Q&A with Donovan Mitchell
What motivates Donovan Mitchell to succeed? What’s the best advice he’s ever received from another player? And will the former Slam Dunk champion ever try to reclaim his title?
The Utah Jazz guard met with more than 300 teenagers recently to answer their questions.
Q: What motivates you to keep going?
A: “Honestly, I remember growing up watching my mom having to work a lot to make sure me and my sister had what we needed. Just trying to find ways to have a better life. There were times when money was tight and things were tough. My mom somehow found a way. She made a way. Once I realized basketball was something I could making a living with, I was like, ‘I’m going to keep working so my mom doesn’t have to work, my sister doesn’t have to work. There are only 450 of us [NBA players] in the world. That number really stands out to me. I was just like y’all, going to high school and playing basketball and having this dream. I had to make it a reality. So whatever it is you want to do, put your most into that. Don’t give 90 percent.”

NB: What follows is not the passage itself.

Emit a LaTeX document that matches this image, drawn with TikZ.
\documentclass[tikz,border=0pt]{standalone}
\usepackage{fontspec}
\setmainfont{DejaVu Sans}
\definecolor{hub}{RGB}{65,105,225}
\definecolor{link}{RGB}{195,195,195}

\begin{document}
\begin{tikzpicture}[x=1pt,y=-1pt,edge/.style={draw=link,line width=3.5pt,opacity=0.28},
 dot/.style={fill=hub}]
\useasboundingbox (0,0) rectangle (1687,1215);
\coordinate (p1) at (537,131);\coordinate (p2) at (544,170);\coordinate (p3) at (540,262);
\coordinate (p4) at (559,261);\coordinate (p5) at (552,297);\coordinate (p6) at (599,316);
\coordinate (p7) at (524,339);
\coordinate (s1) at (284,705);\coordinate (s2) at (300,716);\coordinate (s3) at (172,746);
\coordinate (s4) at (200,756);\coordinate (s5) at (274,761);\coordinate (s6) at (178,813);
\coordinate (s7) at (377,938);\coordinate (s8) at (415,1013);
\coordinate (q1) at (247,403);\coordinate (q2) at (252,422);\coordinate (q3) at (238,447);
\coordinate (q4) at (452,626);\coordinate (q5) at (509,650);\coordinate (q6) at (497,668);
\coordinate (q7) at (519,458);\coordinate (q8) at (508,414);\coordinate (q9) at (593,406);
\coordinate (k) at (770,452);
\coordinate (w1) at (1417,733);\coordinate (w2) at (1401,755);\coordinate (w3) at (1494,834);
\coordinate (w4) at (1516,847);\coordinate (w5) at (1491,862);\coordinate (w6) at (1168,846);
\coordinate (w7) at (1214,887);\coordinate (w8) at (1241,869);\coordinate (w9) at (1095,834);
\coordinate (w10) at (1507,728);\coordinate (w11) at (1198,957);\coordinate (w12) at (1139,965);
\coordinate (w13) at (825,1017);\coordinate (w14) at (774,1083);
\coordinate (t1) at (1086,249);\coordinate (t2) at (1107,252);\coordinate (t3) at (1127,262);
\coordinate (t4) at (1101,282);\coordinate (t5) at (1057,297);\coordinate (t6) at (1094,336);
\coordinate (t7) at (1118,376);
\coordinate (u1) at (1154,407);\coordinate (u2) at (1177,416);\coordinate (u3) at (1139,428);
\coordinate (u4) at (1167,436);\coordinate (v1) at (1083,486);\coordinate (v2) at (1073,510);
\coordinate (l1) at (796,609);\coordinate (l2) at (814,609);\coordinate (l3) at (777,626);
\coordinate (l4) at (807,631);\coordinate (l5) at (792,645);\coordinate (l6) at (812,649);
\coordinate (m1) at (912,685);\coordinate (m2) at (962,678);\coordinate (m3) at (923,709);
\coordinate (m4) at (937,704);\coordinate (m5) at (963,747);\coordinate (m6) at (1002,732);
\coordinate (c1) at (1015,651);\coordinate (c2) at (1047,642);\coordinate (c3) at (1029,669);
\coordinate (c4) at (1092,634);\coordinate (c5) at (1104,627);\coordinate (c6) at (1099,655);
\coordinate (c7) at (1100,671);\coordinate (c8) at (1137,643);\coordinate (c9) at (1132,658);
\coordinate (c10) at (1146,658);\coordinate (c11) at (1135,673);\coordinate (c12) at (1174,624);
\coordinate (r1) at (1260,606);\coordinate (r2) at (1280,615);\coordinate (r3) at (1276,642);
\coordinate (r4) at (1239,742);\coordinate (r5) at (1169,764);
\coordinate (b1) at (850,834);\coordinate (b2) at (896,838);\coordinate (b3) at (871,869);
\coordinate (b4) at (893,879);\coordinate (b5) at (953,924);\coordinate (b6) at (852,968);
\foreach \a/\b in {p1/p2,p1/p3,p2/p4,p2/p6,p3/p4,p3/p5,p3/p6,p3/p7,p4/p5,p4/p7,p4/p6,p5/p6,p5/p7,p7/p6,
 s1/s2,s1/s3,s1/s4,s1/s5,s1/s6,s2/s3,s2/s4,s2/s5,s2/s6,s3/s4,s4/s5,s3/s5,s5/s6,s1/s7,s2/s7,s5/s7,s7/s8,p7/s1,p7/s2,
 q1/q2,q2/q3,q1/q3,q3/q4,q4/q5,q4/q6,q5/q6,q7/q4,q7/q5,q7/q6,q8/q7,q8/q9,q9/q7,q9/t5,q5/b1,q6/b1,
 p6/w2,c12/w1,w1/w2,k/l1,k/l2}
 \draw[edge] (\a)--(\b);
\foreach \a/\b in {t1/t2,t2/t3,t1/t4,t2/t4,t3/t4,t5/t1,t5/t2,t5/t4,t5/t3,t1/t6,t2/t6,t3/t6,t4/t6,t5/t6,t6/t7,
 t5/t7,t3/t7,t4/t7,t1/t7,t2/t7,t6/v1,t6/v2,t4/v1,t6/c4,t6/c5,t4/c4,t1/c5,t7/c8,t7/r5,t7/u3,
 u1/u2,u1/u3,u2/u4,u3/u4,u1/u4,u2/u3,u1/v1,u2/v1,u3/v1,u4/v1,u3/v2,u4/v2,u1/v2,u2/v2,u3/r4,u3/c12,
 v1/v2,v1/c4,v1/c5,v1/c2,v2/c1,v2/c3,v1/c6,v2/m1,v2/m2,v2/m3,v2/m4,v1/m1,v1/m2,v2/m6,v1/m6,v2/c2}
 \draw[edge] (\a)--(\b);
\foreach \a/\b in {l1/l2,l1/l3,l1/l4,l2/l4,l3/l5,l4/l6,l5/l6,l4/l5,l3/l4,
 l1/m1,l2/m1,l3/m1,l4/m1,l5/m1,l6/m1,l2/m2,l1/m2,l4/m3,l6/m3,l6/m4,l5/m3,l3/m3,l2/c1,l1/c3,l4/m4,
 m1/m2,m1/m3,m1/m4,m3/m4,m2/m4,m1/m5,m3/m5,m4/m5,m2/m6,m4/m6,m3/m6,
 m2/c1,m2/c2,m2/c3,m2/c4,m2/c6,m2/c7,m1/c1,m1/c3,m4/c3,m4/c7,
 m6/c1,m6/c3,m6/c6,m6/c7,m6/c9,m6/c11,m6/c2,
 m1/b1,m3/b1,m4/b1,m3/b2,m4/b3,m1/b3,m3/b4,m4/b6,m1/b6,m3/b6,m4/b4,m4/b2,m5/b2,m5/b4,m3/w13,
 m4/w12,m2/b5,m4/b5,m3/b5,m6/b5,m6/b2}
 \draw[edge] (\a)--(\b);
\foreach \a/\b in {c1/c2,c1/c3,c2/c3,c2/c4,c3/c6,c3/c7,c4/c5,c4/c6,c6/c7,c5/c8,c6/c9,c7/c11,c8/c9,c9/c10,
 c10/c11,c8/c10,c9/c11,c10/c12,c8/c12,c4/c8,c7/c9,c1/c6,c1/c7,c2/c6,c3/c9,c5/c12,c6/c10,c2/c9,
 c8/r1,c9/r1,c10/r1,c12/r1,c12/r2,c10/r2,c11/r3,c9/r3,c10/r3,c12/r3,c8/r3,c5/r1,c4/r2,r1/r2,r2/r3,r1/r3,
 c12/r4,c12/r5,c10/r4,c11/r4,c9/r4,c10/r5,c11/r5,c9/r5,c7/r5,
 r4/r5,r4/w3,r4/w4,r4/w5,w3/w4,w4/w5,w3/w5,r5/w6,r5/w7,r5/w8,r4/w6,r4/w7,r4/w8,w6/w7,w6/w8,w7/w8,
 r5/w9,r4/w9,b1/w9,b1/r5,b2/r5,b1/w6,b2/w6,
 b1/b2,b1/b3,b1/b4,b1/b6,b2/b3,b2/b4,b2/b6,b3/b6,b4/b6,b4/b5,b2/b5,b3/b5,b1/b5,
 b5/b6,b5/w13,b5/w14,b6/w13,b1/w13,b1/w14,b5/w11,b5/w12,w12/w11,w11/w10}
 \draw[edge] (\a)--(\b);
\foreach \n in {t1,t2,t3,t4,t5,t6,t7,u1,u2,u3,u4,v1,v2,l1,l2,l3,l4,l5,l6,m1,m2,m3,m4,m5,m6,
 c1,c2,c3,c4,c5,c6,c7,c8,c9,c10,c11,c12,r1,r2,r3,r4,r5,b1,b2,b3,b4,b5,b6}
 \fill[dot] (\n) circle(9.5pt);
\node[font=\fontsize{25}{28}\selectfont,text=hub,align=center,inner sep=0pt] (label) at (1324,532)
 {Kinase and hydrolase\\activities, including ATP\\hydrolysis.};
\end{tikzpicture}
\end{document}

Q: How many shots do you take a day?
A: “I have a routine. I couldn’t give you a set number. I would probably do about 10 different finishes at the rim. Finishing Euro-step layups. Goofy-foot layups; right foot, right hand. In college I would shoot NBA 3s for an hour straight. If you can get to a point where you work harder when no one’s watching than when your coaches are watching, that’s what separates you. It’s easier to work when someone is watching. It’s tougher when you’re pushing yourself when nobody is watching. That’s the point you should get to.”
Q: What was your most difficult time in basketball?
A: My freshman year of college. I didn’t think I wanted to play basketball anymore. I played for Rick Pitino. He’s a tough coach and he gets the most of out his players. He pushes you to a point where you can go one of two ways. I remember calling my mom saying you might have to come and get me.
Q: What was your biggest obstacle, mentally or physically?
A: Mentally, it was being uncomfortable. A lot of people like to be comfortable. I do, too. I like to be loved on social media. But are you comfortable not being the best? I went to high school at Brewster Academy. You know Devonte’ Graham (now with the Charlotte Hornets)? Devonte’ was the best player in the entire Northeast. I wanted to play with him. Are you comfortable pushing yourself, being around people who are better than you? A lot of people just want to be top dog. But what do you really want? Do you want to be told you’re the best or do you want to find ways to continue growing. I overcame it. Now I prefer to be told I’m not good. Some of y’all may have tweeted I took too many shots during my rookie year. Some of y’all may still tweet it. I would type my name and ‘trash’ or ‘sucks’ on Twitter. I would look at it. That’s what motivated me. I fell in love with being told how bad I was. I feel in love with being uncomfortable. My coach calls it being full. Are you hungry or are you full? I take pride in being hungry.”
Q: Will you compete in the Dunk Contest this year?
A: No. I’m not. I’m tired! I’ve been playing since June, July. I haven’t stopped. But I might do it again. I’m thinking about it.
Q: Do you ever get nervous before a game?
A: The bigger the game, the more I break it down into just Xs and Os. Game 6 against OKC my rookie year, that was a big game for the team. That was a big game for me. I was playing against Russell Westbrook, a guy I grew up watching. When we lost Game 5, I told a fan we weren’t coming back there. That got put on House of Highlights. Now we had to win the game. So, for me, I just broke it down. This is the same game I’ve played since I was 9. If you break it down step by step — as opposed to thinking about how 20,000 people are in the arena, this is Game 6, a million people are watching — if you break it down, it’s easier.
Q: What’s the best advice you’ve received during your career?
A: One that stands out to me is what Russell Westbrook told me my rookie year. I can’t tell you everything he said. They weren’t words I can use right now. But he said that people will want to see you succeed until you fail. That really stuck with me. Everyone wants to cheer for you when you’re doing well. I think of Lamar Jackson (the Baltimore Ravens quarterback), who is a friend of mine. He had one bad game now people talk like he’s the worst quarterback in history. They can’t wait to tear you down. It’s human nature. I don’t know why we’re that way, but we are. So it’s up to you to decide: Am I going to let them pick at my flaws and dictate who I am, or am I going to be OK being me?
Q: How can I improve my free throws?
A: “Not gonna lie, that’s an important question. There are a lot of people who think about 25 different things and miss the free throw. My mind is everywhere all the time. I used to get to the free throw line and think about everyone looking at me. What if I miss this? You know those voices in your head. Now I look at the front of the rim. I visualize myself the last time I made a free throw. Right now, it was at home last week against Charlotte. I take myself back to that place where I had success instead of focusing on the pressure.”